How Do I Challenge a Urine Test in California?
Consent is deemed given for chemical testing of a person’s blood or urine for the purpose of determining the drug content of the blood if the person is so arrested. Veh C §23612(a)(1)(B).
A Miranda warning is not required to be given to the driver before administering a blood, breath, or urine test to determine whether he or she is under the influence, because these tests do not elicit evidence of a testimonial or communicative nature. Pennsylvania v Muniz (1990) 496 US 582, 600–605, 110 S Ct 2638, 110 L Ed 2d 528 (statements that driver makes in response to test are admissible without Miranda warning because questioning attendant to legitimate police procedures is not “interrogation” within meaning of Miranda).
An essential prerequisite for the application of the implied consent law is a lawful arrest for driving under the influence. Music v Department of Motor Vehicles (1990) 221 CA3d 841, 847, 270 CR 692. When the defendant’s arrest is not lawful, the implied consent law and any penalties for not complying with that law, e.g., a defendant’s refusal to submit to a blood-alcohol test, may not be applied to the defendant. 221 CA3d at 851.
The officer must advise a person arrested for driving under the influence of alcohol that he or she has a choice of a blood or breath test. If the person is incapable of completing the chosen test, he or she must submit to the remaining test. Veh C §23612(a)(2)(A). If neither a blood or
breath test is available, the arrested person is deemed to have consented to and must submit to a urine test. Veh C §23612(a)(1)(A), (2)(A), (d)(2).

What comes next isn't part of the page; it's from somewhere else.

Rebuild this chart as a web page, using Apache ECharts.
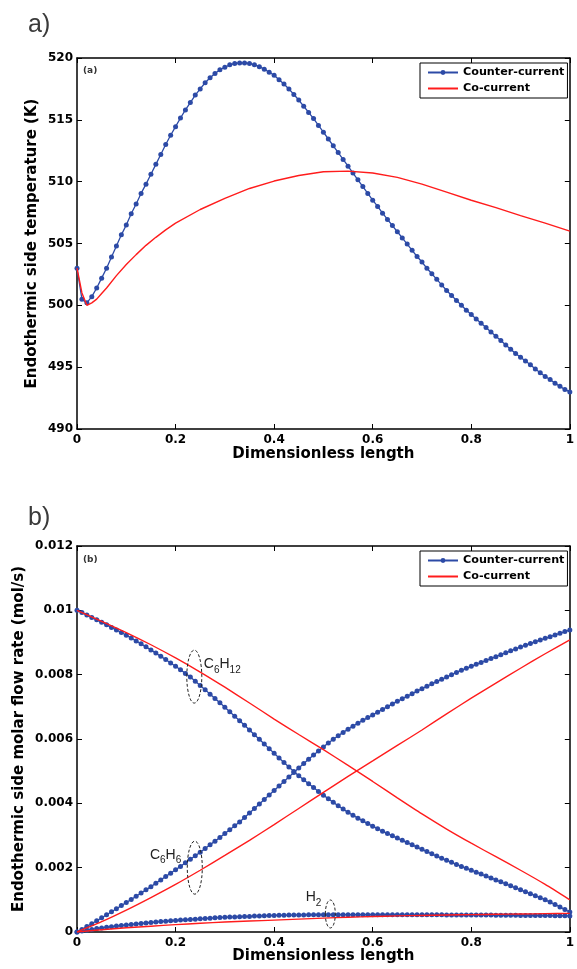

A person given a urine test must be afforded privacy that will ensure the accuracy of the specimen while maintaining the person’s dignity. Veh C §23158(i). However, to obtain an approved urine sample, the person must initially void his or her bladder in the administering officer’s presence. 17 Cal Code Reg §1219.2(a). This first sample is not the approved sample and need not be retained. 17 Cal Code Reg §1219.2(a). At least 20 minutes after the first sample is given, the person must give a second sample, which is the approved sample. 17 Cal Code Reg §1219.2(a). Failure to give a second sample is considered a failure to complete the test. Miles v Alexis (1981) 118 CA3d 555, 560, 173 CR 473. The sample must be kept in a container with a preservative, and whatever remains after the test must be retained for one year after the date of collection and made available to the defendant at his or her request for
additional testing. 17 Cal Code Reg §1219.2(b), (c).